--- start ---
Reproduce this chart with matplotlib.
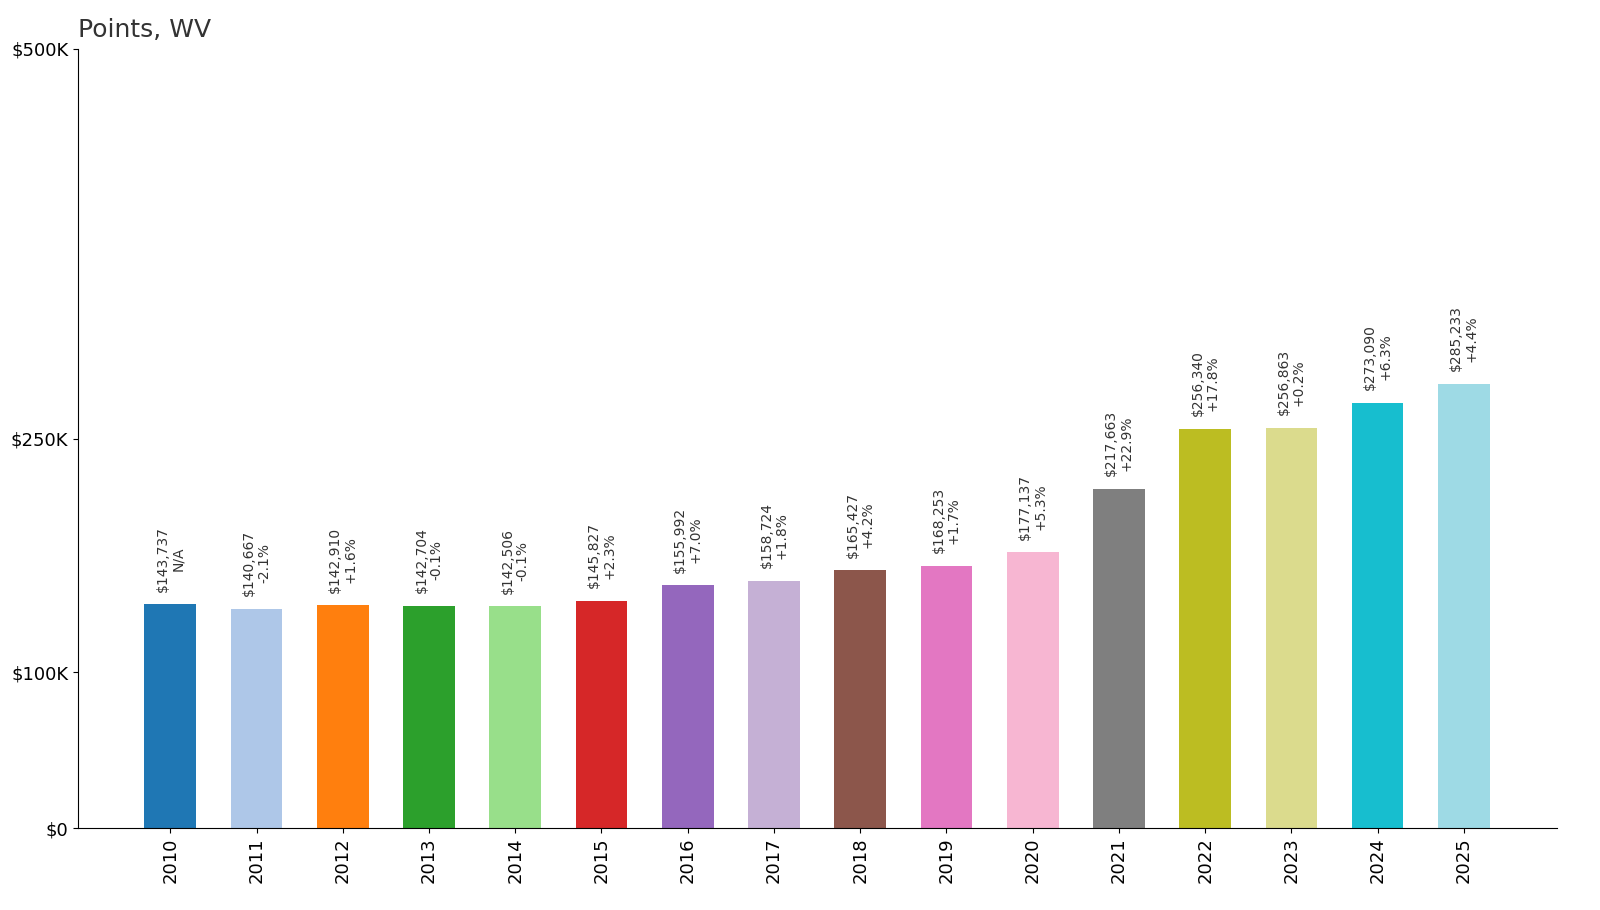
import matplotlib
matplotlib.use("Agg")
import matplotlib.pyplot as plt
from matplotlib.ticker import FuncFormatter

years = [str(y) for y in range(2010, 2026)]
values = [143737, 140667, 142910, 142704, 142506, 145827, 155992, 158724,
          165427, 168253, 177137, 217663, 256340, 256863, 273090, 285233]
changes = ["N/A", "-2.1%", "+1.6%", "-0.1%", "-0.1%", "+2.3%", "+7.0%", "+1.8%",
           "+4.2%", "+1.7%", "+5.3%", "+22.9%", "+17.8%", "+0.2%", "+6.3%", "+4.4%"]
y_ticks = [0, 100000, 250000, 500000]

# tab20 picks, skipping a few light shades like the original
colors = ["#1f77b4", "#aec7e8", "#ff7f0e", "#2ca02c", "#98df8a", "#d62728",
          "#9467bd", "#c5b0d5", "#8c564b", "#e377c2", "#f7b6d2", "#7f7f7f",
          "#bcbd22", "#dbdb8d", "#17becf", "#9edae5"]

fig = plt.figure(figsize=(16, 9.1), dpi=100)
ax = fig.add_axes([78 / 1600, 1 - 828 / 910, (1557 - 78) / 1600, (828 - 49) / 910])

x = list(range(len(years)))
ax.bar(x, values, width=0.6, color=colors)
for xi, v, c in zip(x, values, changes):
    ax.text(xi, v + 8000, f"${v:,}\n{c}", rotation=90, ha="center", va="bottom",
            fontsize=10, color="#333333", linespacing=1.1)

ax.set_xlim(-1.07, 15 + 1.08)
ax.set_ylim(0, 500000)
ax.set_xticks(x)
ax.set_xticklabels(years, rotation=90, fontsize=13)
ax.set_yticks(y_ticks)
ax.yaxis.set_major_formatter(FuncFormatter(lambda v, p: "$0" if v == 0 else f"${int(v / 1000)}K"))
ax.tick_params(axis="y", labelsize=13)
for s in ["top", "right"]:
    ax.spines[s].set_visible(False)
ax.set_title("Points, WV", loc="left", fontsize=18, color="#333333", x=0, y=1.005)

fig.savefig("out.png", dpi=100)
--- end ---
→ Short exercise: Transcribe the listing above verbatim. Omit the pictures.

→ Result:
Reproduce this chart with matplotlib.
import matplotlib
matplotlib.use("Agg")
import matplotlib.pyplot as plt
from matplotlib.ticker import FuncFormatter

years = [str(y) for y in range(2010, 2026)]
values = [143737, 140667, 142910, 142704, 142506, 145827, 155992, 158724,
          165427, 168253, 177137, 217663, 256340, 256863, 273090, 285233]
changes = ["N/A", "-2.1%", "+1.6%", "-0.1%", "-0.1%", "+2.3%", "+7.0%", "+1.8%",
           "+4.2%", "+1.7%", "+5.3%", "+22.9%", "+17.8%", "+0.2%", "+6.3%", "+4.4%"]
y_ticks = [0, 100000, 250000, 500000]

# tab20 picks, skipping a few light shades like the original
colors = ["#1f77b4", "#aec7e8", "#ff7f0e", "#2ca02c", "#98df8a", "#d62728",
          "#9467bd", "#c5b0d5", "#8c564b", "#e377c2", "#f7b6d2", "#7f7f7f",
          "#bcbd22", "#dbdb8d", "#17becf", "#9edae5"]

fig = plt.figure(figsize=(16, 9.1), dpi=100)
ax = fig.add_axes([78 / 1600, 1 - 828 / 910, (1557 - 78) / 1600, (828 - 49) / 910])

x = list(range(len(years)))
ax.bar(x, values, width=0.6, color=colors)
for xi, v, c in zip(x, values, changes):
    ax.text(xi, v + 8000, f"${v:,}\n{c}", rotation=90, ha="center", va="bottom",
            fontsize=10, color="#333333", linespacing=1.1)

ax.set_xlim(-1.07, 15 + 1.08)
ax.set_ylim(0, 500000)
ax.set_xticks(x)
ax.set_xticklabels(years, rotation=90, fontsize=13)
ax.set_yticks(y_ticks)
ax.yaxis.set_major_formatter(FuncFormatter(lambda v, p: "$0" if v == 0 else f"${int(v / 1000)}K"))
ax.tick_params(axis="y", labelsize=13)
for s in ["top", "right"]:
    ax.spines[s].set_visible(False)
ax.set_title("Points, WV", loc="left", fontsize=18, color="#333333", x=0, y=1.005)

fig.savefig("out.png", dpi=100)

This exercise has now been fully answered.